### Objective
Repeat exactly, and only, the lines below starting at the line that contains "The picture is" and ending at the line that contains "const colEdges = [0, 130, 344, 474, 687];", inclusive of both.

--- Begin Given entries ---

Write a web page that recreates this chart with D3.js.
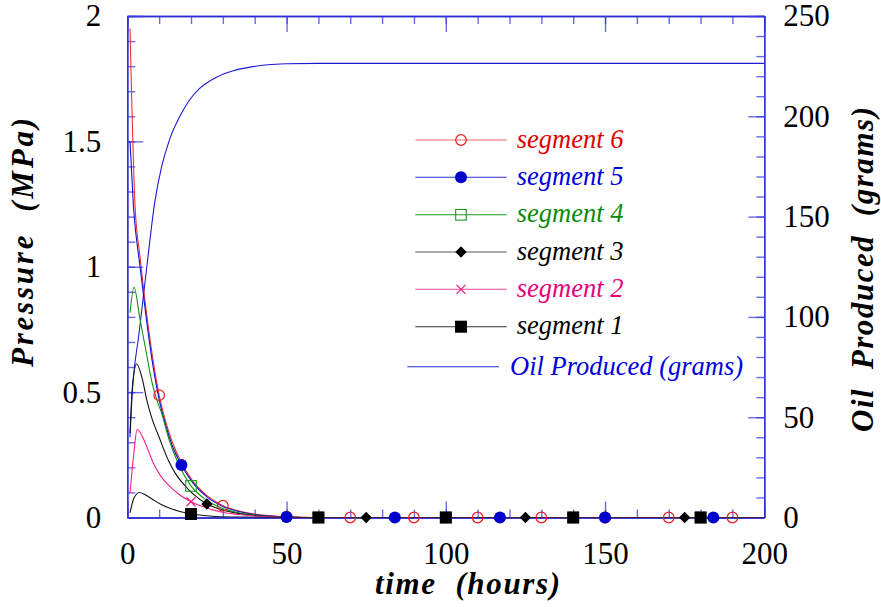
<!DOCTYPE html>
<html>
<head>
<meta charset="utf-8">
<script src="https://cdn.jsdelivr.net/npm/d3@7"></script>
<style>
  body { margin: 0; background: #fff; }
</style>
</head>
<body>
<svg id="chart" width="881" height="607"></svg>
<script>
// Pressure (MPa) against time (hours) for each segment, as [time, pressure] pairs
const segment6 = [[0.85,1.95],[2.4,1.25],[4,1.04],[6,0.82],[8,0.635],[10,0.488],[12,0.385],[14,0.305],[17,0.218],[20,0.155],[25,0.087],[30,0.047],[35,0.026],[40,0.014],[45,0.007],[50,0.003],[60,0],[70,0],[90,0],[110,0],[130,0],[150,0],[170,0],[190,0],[200,0]];
const segment5 = [[0.85,1.5],[1.9,1.246],[4,1.0],[6,0.79],[8,0.61],[10,0.47],[12,0.37],[14,0.29],[17,0.209],[20,0.148],[25,0.082],[30,0.044],[35,0.024],[40,0.012],[45,0.006],[50,0.002],[60,0],[84,0],[117,0],[150,0],[184,0],[200,0]];
const segment4 = [[0.85,0.817],[2.1,0.918],[4,0.79],[6,0.655],[7.6,0.548],[9,0.48],[10.8,0.415],[13,0.315],[16,0.215],[20,0.126],[25,0.068],[30,0.036],[35,0.019],[40,0.01],[50,0.002],[60,0],[100,0],[140,0],[180,0],[200,0]];
const segment3 = [[0.85,0.336],[1.6,0.52],[2.9,0.612],[4.8,0.548],[6.1,0.469],[7.6,0.4],[10,0.32],[13,0.225],[15,0.178],[18,0.128],[21,0.09],[25,0.054],[30,0.03],[35,0.016],[40,0.008],[50,0.001],[60,0],[75,0],[125,0],[175,0],[200,0]];
const segment2 = [[0.85,0.097],[2,0.25],[3.1,0.352],[4,0.34],[5,0.316],[6.5,0.27],[8.2,0.216],[10.5,0.165],[13.4,0.123],[16.5,0.09],[20,0.063],[25,0.038],[29,0.023],[35,0.012],[40,0.006],[50,0.001],[60,0],[100,0],[140,0],[180,0],[200,0]];
const segment1 = [[0.85,0.018],[2,0.075],[3.8,0.1],[5.5,0.092],[8.2,0.07],[10.5,0.053],[13.4,0.037],[16.5,0.024],[20,0.014],[25,0.007],[29,0.003],[40,0.001],[50,0],[60,0],[100,0],[140,0],[180,0],[200,0]];

// Cumulative oil produced (grams) against time (hours)
const oilProduced = [[0.85,40],[1.4,58],[3.7,92],[6.2,126],[8.6,157],[10.8,175],[13.4,189],[16.5,200],[19.5,208],[22.8,214],[28,219.5],[33,222.6],[38.5,224.5],[44,225.7],[50,226.2],[60,226.4],[200,226.4]];

// Symbol positions along each pressure curve, [time, pressure]
const segment6Marks = [[10,0.488],[30,0.047],[50,0.003],[70,0],[90,0],[110,0],[130,0],[150,0],[170,0],[190,0]];
const segment5Marks = [[17,0.209],[50,0.002],[84,0],[117,0],[150,0],[184,0]];
const segment4Marks = [[20,0.126],[60,0],[100,0],[140,0],[180,0]];
const segment3Marks = [[25,0.054],[75,0],[125,0],[175,0]];
const segment2Marks = [[20,0.063],[60,0],[100,0],[140,0],[180,0]];
const segment1Marks = [[20,0.014],[60,0],[100,0],[140,0],[180,0]];

// Axis ticks
const timeTicks = [0, 50, 100, 150, 200];
const pressureTicks = [0, 0.5, 1, 1.5, 2];
const oilTicks = [0, 50, 100, 150, 200, 250];

// Legend and axis titles
const legendLabels = ["segment 6", "segment 5", "segment 4", "segment 3", "segment 2", "segment 1"];
const oilLabel = "Oil Produced (grams)";
const xTitle = "time  (hours)";
const yTitle = "Pressure  (MPa)";
const y2Title = "Oil  Produced  (grams)";

// ---------------------------------------------------------------
const SERIF = '"Liberation Serif", "Times New Roman", Times, serif';
const svg = d3.select("#chart");
const plot = { left: 127.3, right: 764.3, top: 16, bottom: 517.5 };

const x = d3.scaleLinear().domain([0, 200]).range([plot.left, plot.right]);
const yP = d3.scaleLinear().domain([0, 2]).range([plot.bottom, plot.top]);
const yO = d3.scaleLinear().domain([0, 250]).range([plot.bottom, plot.top]);

const series = [
  { data: segment6, marks: segment6Marks, line: "#f03030", mark: "#e81c1c", text: "#e00000", symbol: "circleOpen", legendLine: "#f46a6a" },
  { data: segment5, marks: segment5Marks, line: "#1010d0", mark: "#0000cc", text: "#0000dd", symbol: "circle", legendLine: "#3030d0" },
  { data: segment4, marks: segment4Marks, line: "#0f900f", mark: "#1a9a1a", text: "#0a8a0a", symbol: "squareOpen", legendLine: "#1a9a1a" },
  { data: segment3, marks: segment3Marks, line: "#111111", mark: "#000000", text: "#000000", symbol: "diamond", legendLine: "#555555" },
  { data: segment2, marks: segment2Marks, line: "#f0208a", mark: "#ee1a80", text: "#e8007a", symbol: "cross", legendLine: "#f04a9a" },
  { data: segment1, marks: segment1Marks, line: "#111111", mark: "#000000", text: "#000000", symbol: "square", legendLine: "#333333" }
];

// Clip the curves to the plotting frame
svg.append("defs").append("clipPath").attr("id", "frame")
  .append("rect")
  .attr("x", plot.left).attr("y", plot.top - 2)
  .attr("width", plot.right - plot.left).attr("height", plot.bottom - plot.top + 2);

const axisColor = "#2e2ed8";
function styleAxis(g) {
  g.attr("font-family", null).attr("font-size", null);
  g.select(".domain").attr("stroke", axisColor).attr("stroke-width", 1.3);
  g.selectAll(".tick line").attr("stroke", "#3a3adc").attr("stroke-opacity", 0.75).attr("stroke-width", 1.4);
  g.selectAll(".tick text").style("font-family", SERIF).style("font-size", "31px").attr("fill", "#000");
}

// Minor ticks
svg.append("g").attr("transform", `translate(0,${plot.bottom})`)
  .call(d3.axisBottom(x).tickValues(d3.range(0, 201, 10)).tickSize(-8).tickSizeOuter(0).tickFormat(""))
  .call(styleAxis);
svg.append("g").attr("transform", `translate(0,${plot.top})`)
  .call(d3.axisTop(x).tickValues(d3.range(0, 201, 10)).tickSize(-8).tickSizeOuter(0).tickFormat(""))
  .call(styleAxis);
svg.append("g").attr("transform", `translate(${plot.left},0)`)
  .call(d3.axisLeft(yP).tickValues(d3.range(0, 20.5, 1).map(v => v / 10)).tickSize(-8).tickSizeOuter(0).tickFormat(""))
  .call(styleAxis);
svg.append("g").attr("transform", `translate(${plot.right},0)`)
  .call(d3.axisRight(yO).tickValues(d3.range(0, 251, 10)).tickSize(-8).tickSizeOuter(0).tickFormat(""))
  .call(styleAxis);

// Major ticks and labels
svg.append("g").attr("transform", `translate(0,${plot.bottom})`)
  .call(d3.axisBottom(x).tickValues(timeTicks).tickSize(-16).tickSizeOuter(0).tickPadding(24).tickFormat(d => String(d)))
  .call(styleAxis);
svg.append("g").attr("transform", `translate(0,${plot.top})`)
  .call(d3.axisTop(x).tickValues(timeTicks).tickSize(-16).tickSizeOuter(0).tickFormat(""))
  .call(styleAxis);
svg.append("g").attr("transform", `translate(${plot.left},0)`)
  .call(d3.axisLeft(yP).tickValues(pressureTicks).tickSize(-16).tickSizeOuter(0).tickPadding(26).tickFormat(d => String(d)))
  .call(styleAxis);
svg.append("g").attr("transform", `translate(${plot.right},0)`)
  .call(d3.axisRight(yO).tickValues(oilTicks).tickSize(-16).tickSizeOuter(0).tickPadding(19).tickFormat(d => String(d)))
  .call(styleAxis);

// Curves
const curves = svg.append("g").attr("clip-path", "url(#frame)");
const pLine = d3.line().x(d => x(d[0])).y(d => yP(d[1])).curve(d3.curveMonotoneX);
const oLine = d3.line().x(d => x(d[0])).y(d => yO(d[1])).curve(d3.curveMonotoneX);

curves.append("path").datum(oilProduced)
  .attr("d", oLine).attr("fill", "none").attr("stroke", "#1a1ad6").attr("stroke-width", 1.1);

series.forEach(s => {
  curves.append("path").datum(s.data)
    .attr("d", pLine).attr("fill", "none").attr("stroke", s.line).attr("stroke-width", 1.1);
});

// Symbols
function drawSymbol(g, kind, cx, cy, color) {
  if (kind === "circleOpen") {
    g.append("circle").attr("cx", cx).attr("cy", cy).attr("r", 5.3)
      .attr("fill", "none").attr("stroke", color).attr("stroke-width", 1.2);
  } else if (kind === "circle") {
    g.append("circle").attr("cx", cx).attr("cy", cy).attr("r", 6).attr("fill", color);
  } else if (kind === "squareOpen") {
    g.append("rect").attr("x", cx - 5.3).attr("y", cy - 5.3).attr("width", 10.6).attr("height", 10.6)
      .attr("fill", "none").attr("stroke", color).attr("stroke-width", 1.1);
  } else if (kind === "diamond") {
    g.append("path").attr("d", `M${cx},${cy - 5.7}L${cx + 5.7},${cy}L${cx},${cy + 5.7}L${cx - 5.7},${cy}Z`).attr("fill", color);
  } else if (kind === "cross") {
    g.append("path").attr("d", `M${cx - 4.5},${cy - 4.5}L${cx + 4.5},${cy + 4.5}M${cx - 4.5},${cy + 4.5}L${cx + 4.5},${cy - 4.5}`)
      .attr("stroke", color).attr("stroke-width", 1.2).attr("fill", "none");
  } else if (kind === "square") {
    g.append("rect").attr("x", cx - 6).attr("y", cy - 6).attr("width", 12).attr("height", 12).attr("fill", color);
  }
}

const symbols = svg.append("g");
series.forEach(s => {
  s.marks.forEach(d => drawSymbol(symbols, s.symbol, x(d[0]), yP(d[1]), s.mark));
});

// Legend
const legend = svg.append("g");
const legendRows = [140, 177.3, 214.8, 252, 289.3, 326.7];
series.forEach((s, i) => {
  const ly = legendRows[i];
  legend.append("line").attr("x1", 415.3).attr("x2", 506.7).attr("y1", ly).attr("y2", ly)
    .attr("stroke", s.legendLine).attr("stroke-width", 1.1);
  drawSymbol(legend, s.symbol, 461, ly, s.mark);
  legend.append("text").attr("x", 516.7).attr("y", ly + 7.5)
    .style("font-family", SERIF).style("font-size", "26.5px").style("font-style", "italic")
    .attr("fill", s.text)
    .text(legendLabels[i]);
});
legend.append("line").attr("x1", 407.3).attr("x2", 499).attr("y1", 366.7).attr("y2", 366.7)
  .attr("stroke", "#2a2ad8").attr("stroke-width", 1.1);
legend.append("text").attr("x", 510).attr("y", 375)
  .style("font-family", SERIF).style("font-size", "26.5px").style("font-style", "italic")
  .attr("fill", "#0000dd")
  .text(oilLabel);

// Axis titles
function title(sel, label, len) {
  sel.attr("text-anchor", "middle")
    .style("font-family", SERIF).style("font-size", "31px")
    .style("font-weight", "bold").style("font-style", "italic")
    .style("white-space", "pre")
    .attr("textLength", len).attr("lengthAdjust", "spacing")
    .attr("fill", "#000")
    .text(label);
}
svg.append("text").attr("x", 467.5).attr("y", 594).call(title, xTitle, 185);
svg.append("text").attr("transform", "translate(33,242.5) rotate(-90)").call(title, yTitle, 249);
svg.append("text").attr("transform", "translate(873,269.5) rotate(-90)").call(title, y2Title, 325);
</script>
</body>
</html>
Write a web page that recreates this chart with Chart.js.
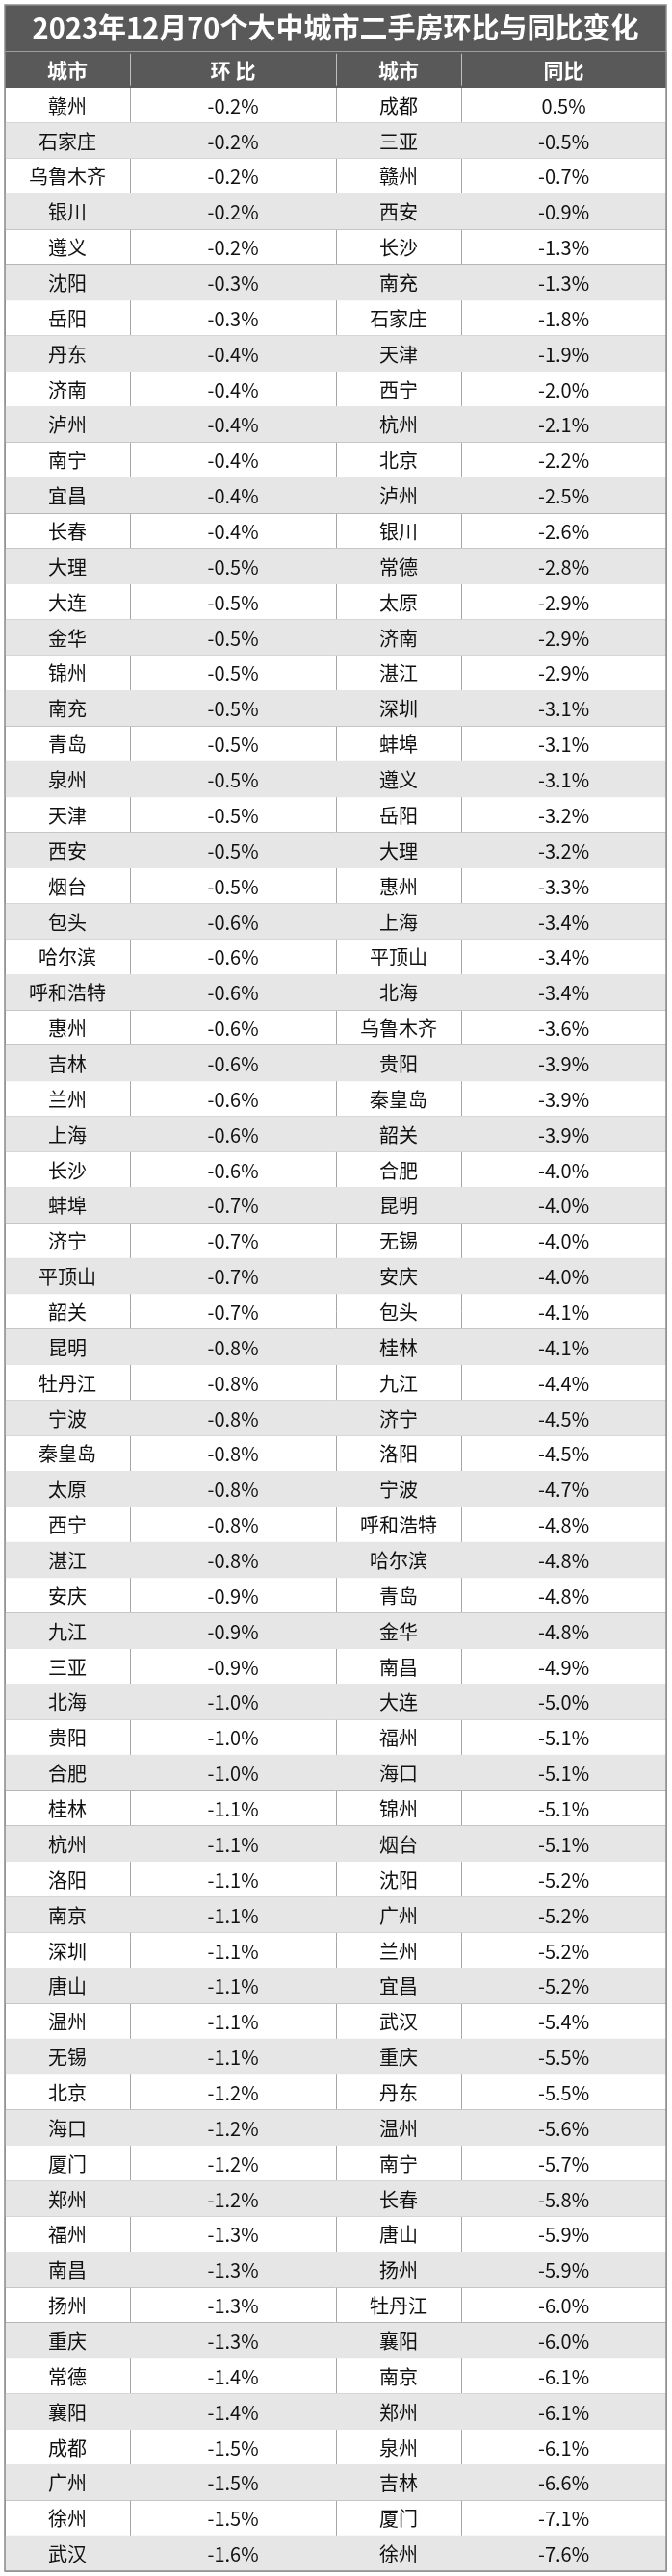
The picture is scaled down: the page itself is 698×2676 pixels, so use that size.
<!DOCTYPE html>
<html>
<head>
<meta charset="utf-8">
<script src="https://cdn.jsdelivr.net/npm/chart.js@4"></script>
<style>
  body { margin: 0; background: #fff; }
  #wrap { width: 698px; height: 2676px; }
</style>
</head>
<body>
<div id="wrap"><canvas id="tbl"></canvas></div>
<script>
const title = '2023年12月70个大中城市二手房环比与同比变化';
const headers = ['城市', '环 比', '城市', '同比'];
const momCities = ['赣州','石家庄','乌鲁木齐','银川','遵义','沈阳','岳阳','丹东','济南','泸州','南宁','宜昌','长春','大理','大连','金华','锦州','南充','青岛','泉州','天津','西安','烟台','包头','哈尔滨','呼和浩特','惠州','吉林','兰州','上海','长沙','蚌埠','济宁','平顶山','韶关','昆明','牡丹江','宁波','秦皇岛','太原','西宁','湛江','安庆','九江','三亚','北海','贵阳','合肥','桂林','杭州','洛阳','南京','深圳','唐山','温州','无锡','北京','海口','厦门','郑州','福州','南昌','扬州','重庆','常德','襄阳','成都','广州','徐州','武汉'];
const momValues = [-0.2,-0.2,-0.2,-0.2,-0.2,-0.3,-0.3,-0.4,-0.4,-0.4,-0.4,-0.4,-0.4,-0.5,-0.5,-0.5,-0.5,-0.5,-0.5,-0.5,-0.5,-0.5,-0.5,-0.6,-0.6,-0.6,-0.6,-0.6,-0.6,-0.6,-0.6,-0.7,-0.7,-0.7,-0.7,-0.8,-0.8,-0.8,-0.8,-0.8,-0.8,-0.8,-0.9,-0.9,-0.9,-1.0,-1.0,-1.0,-1.1,-1.1,-1.1,-1.1,-1.1,-1.1,-1.1,-1.1,-1.2,-1.2,-1.2,-1.2,-1.3,-1.3,-1.3,-1.3,-1.4,-1.4,-1.5,-1.5,-1.5,-1.6];
const yoyCities = ['成都','三亚','赣州','西安','长沙','南充','石家庄','天津','西宁','杭州','北京','泸州','银川','常德','太原','济南','湛江','深圳','蚌埠','遵义','岳阳','大理','惠州','上海','平顶山','北海','乌鲁木齐','贵阳','秦皇岛','韶关','合肥','昆明','无锡','安庆','包头','桂林','九江','济宁','洛阳','宁波','呼和浩特','哈尔滨','青岛','金华','南昌','大连','福州','海口','锦州','烟台','沈阳','广州','兰州','宜昌','武汉','重庆','丹东','温州','南宁','长春','唐山','扬州','牡丹江','襄阳','南京','郑州','泉州','吉林','厦门','徐州'];
const yoyValues = [0.5,-0.5,-0.7,-0.9,-1.3,-1.3,-1.8,-1.9,-2.0,-2.1,-2.2,-2.5,-2.6,-2.8,-2.9,-2.9,-2.9,-3.1,-3.1,-3.1,-3.2,-3.2,-3.3,-3.4,-3.4,-3.4,-3.6,-3.9,-3.9,-3.9,-4.0,-4.0,-4.0,-4.0,-4.1,-4.1,-4.4,-4.5,-4.5,-4.7,-4.8,-4.8,-4.8,-4.8,-4.9,-5.0,-5.1,-5.1,-5.1,-5.1,-5.2,-5.2,-5.2,-5.2,-5.4,-5.5,-5.5,-5.6,-5.7,-5.8,-5.9,-5.9,-6.0,-6.0,-6.1,-6.1,-6.1,-6.6,-7.1,-7.6];
// column edges in table units
const colEdges = [0, 130, 344, 474, 687];

const fmt = v => v.toFixed(1) + '%';
const rowLabels = ['h'].concat(momCities.map((_, i) => 'r' + i));
const rows = [headers].concat(momCities.map((c, i) => [c, fmt(momValues[i]), yoyCities[i], fmt(yoyValues[i])]));
const tableW = colEdges[colEdges.length - 1];

// title band + cell text drawn through the scales
const tablePlugin = {
    id: 'tableText',
    beforeDraw(chart) {
        const { ctx, chartArea } = chart;
        ctx.save();
        ctx.fillStyle = '#595959';
        ctx.fillRect(chartArea.left, 5, chartArea.right - chartArea.left, chartArea.top - 5);
        ctx.restore();
    },
    afterDraw(chart) {
        const { ctx, chartArea, scales: { x, y } } = chart;
        ctx.save();
        ctx.textAlign = 'center';
        ctx.textBaseline = 'middle';
        rows.forEach((r, i) => {
            const py = y.getPixelForValue(i);
            ctx.fillStyle = i === 0 ? '#ffffff' : '#111111';
            ctx.font = i === 0 ? 'bold 21px "Noto Sans CJK SC"' : '20px "Noto Sans CJK SC"';
            r.forEach((t, c) => {
                const px = x.getPixelForValue((colEdges[c] + colEdges[c + 1]) / 2);
                ctx.fillText(t, px, py + 1);
            });
        });
        const step = y.getPixelForValue(1) - y.getPixelForValue(0);
        const top = y.getPixelForValue(0) - step / 2;
        // header column dividers in light grey
        ctx.strokeStyle = '#bfbfbf';
        ctx.lineWidth = 1;
        colEdges.slice(1, -1).forEach(e => {
            const px = Math.round(x.getPixelForValue(e)) + 0.5;
            ctx.beginPath();
            ctx.moveTo(px, top + 2);
            ctx.lineTo(px, top + step - 2);
            ctx.stroke();
        });
        // outer frame
        ctx.strokeStyle = '#8c8c8c';
        ctx.lineWidth = 1.5;
        ctx.strokeRect(chartArea.left, 5, chartArea.right - chartArea.left, chartArea.bottom - 5);
        ctx.restore();
    }
};

new Chart(document.getElementById('tbl'), {
    type: 'bar',
    data: {
        labels: rowLabels,
        datasets: [{
            data: rowLabels.map((_, i) => (i === 0 || i % 2 === 0) ? [0, tableW] : null),
            backgroundColor: rowLabels.map((_, i) => i === 0 ? '#595959' : '#e6e6e6'),
            barPercentage: 1,
            categoryPercentage: 1,
            borderWidth: 0
        }]
    },
    options: {
        indexAxis: 'y',
        responsive: true,
        maintainAspectRatio: false,
        animation: false,
        layout: { padding: { left: 5, right: 6, top: 5, bottom: 5 } },
        plugins: {
            legend: { display: false },
            tooltip: { enabled: false },
            title: {
                display: true,
                text: title,
                color: '#ffffff',
                font: { family: '"Noto Sans CJK SC"', size: 29, weight: 'bold' },
                padding: { top: 7, bottom: 7 }
            }
        },
        scales: {
            x: {
                type: 'linear', min: 0, max: tableW,
                afterBuildTicks: axis => { axis.ticks = colEdges.map(v => ({ value: v })); },
                ticks: { display: false },
                grid: { color: '#a6a6a6', drawTicks: false },
                border: { display: false }
            },
            y: {
                type: 'category',
                ticks: { display: false },
                grid: { offset: true, color: '#a6a6a6', drawTicks: false },
                border: { display: false }
            }
        }
    },
    plugins: [tablePlugin]
});
</script>
</body>
</html>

--- End Given entries ---

### Solution for this exercise
The picture is scaled down: the page itself is 698×2676 pixels, so use that size.
<!DOCTYPE html>
<html>
<head>
<meta charset="utf-8">
<script src="https://cdn.jsdelivr.net/npm/chart.js@4"></script>
<style>
  body { margin: 0; background: #fff; }
  #wrap { width: 698px; height: 2676px; }
</style>
</head>
<body>
<div id="wrap"><canvas id="tbl"></canvas></div>
<script>
const title = '2023年12月70个大中城市二手房环比与同比变化';
const headers = ['城市', '环 比', '城市', '同比'];
const momCities = ['赣州','石家庄','乌鲁木齐','银川','遵义','沈阳','岳阳','丹东','济南','泸州','南宁','宜昌','长春','大理','大连','金华','锦州','南充','青岛','泉州','天津','西安','烟台','包头','哈尔滨','呼和浩特','惠州','吉林','兰州','上海','长沙','蚌埠','济宁','平顶山','韶关','昆明','牡丹江','宁波','秦皇岛','太原','西宁','湛江','安庆','九江','三亚','北海','贵阳','合肥','桂林','杭州','洛阳','南京','深圳','唐山','温州','无锡','北京','海口','厦门','郑州','福州','南昌','扬州','重庆','常德','襄阳','成都','广州','徐州','武汉'];
const momValues = [-0.2,-0.2,-0.2,-0.2,-0.2,-0.3,-0.3,-0.4,-0.4,-0.4,-0.4,-0.4,-0.4,-0.5,-0.5,-0.5,-0.5,-0.5,-0.5,-0.5,-0.5,-0.5,-0.5,-0.6,-0.6,-0.6,-0.6,-0.6,-0.6,-0.6,-0.6,-0.7,-0.7,-0.7,-0.7,-0.8,-0.8,-0.8,-0.8,-0.8,-0.8,-0.8,-0.9,-0.9,-0.9,-1.0,-1.0,-1.0,-1.1,-1.1,-1.1,-1.1,-1.1,-1.1,-1.1,-1.1,-1.2,-1.2,-1.2,-1.2,-1.3,-1.3,-1.3,-1.3,-1.4,-1.4,-1.5,-1.5,-1.5,-1.6];
const yoyCities = ['成都','三亚','赣州','西安','长沙','南充','石家庄','天津','西宁','杭州','北京','泸州','银川','常德','太原','济南','湛江','深圳','蚌埠','遵义','岳阳','大理','惠州','上海','平顶山','北海','乌鲁木齐','贵阳','秦皇岛','韶关','合肥','昆明','无锡','安庆','包头','桂林','九江','济宁','洛阳','宁波','呼和浩特','哈尔滨','青岛','金华','南昌','大连','福州','海口','锦州','烟台','沈阳','广州','兰州','宜昌','武汉','重庆','丹东','温州','南宁','长春','唐山','扬州','牡丹江','襄阳','南京','郑州','泉州','吉林','厦门','徐州'];
const yoyValues = [0.5,-0.5,-0.7,-0.9,-1.3,-1.3,-1.8,-1.9,-2.0,-2.1,-2.2,-2.5,-2.6,-2.8,-2.9,-2.9,-2.9,-3.1,-3.1,-3.1,-3.2,-3.2,-3.3,-3.4,-3.4,-3.4,-3.6,-3.9,-3.9,-3.9,-4.0,-4.0,-4.0,-4.0,-4.1,-4.1,-4.4,-4.5,-4.5,-4.7,-4.8,-4.8,-4.8,-4.8,-4.9,-5.0,-5.1,-5.1,-5.1,-5.1,-5.2,-5.2,-5.2,-5.2,-5.4,-5.5,-5.5,-5.6,-5.7,-5.8,-5.9,-5.9,-6.0,-6.0,-6.1,-6.1,-6.1,-6.6,-7.1,-7.6];
// column edges in table units
const colEdges = [0, 130, 344, 474, 687];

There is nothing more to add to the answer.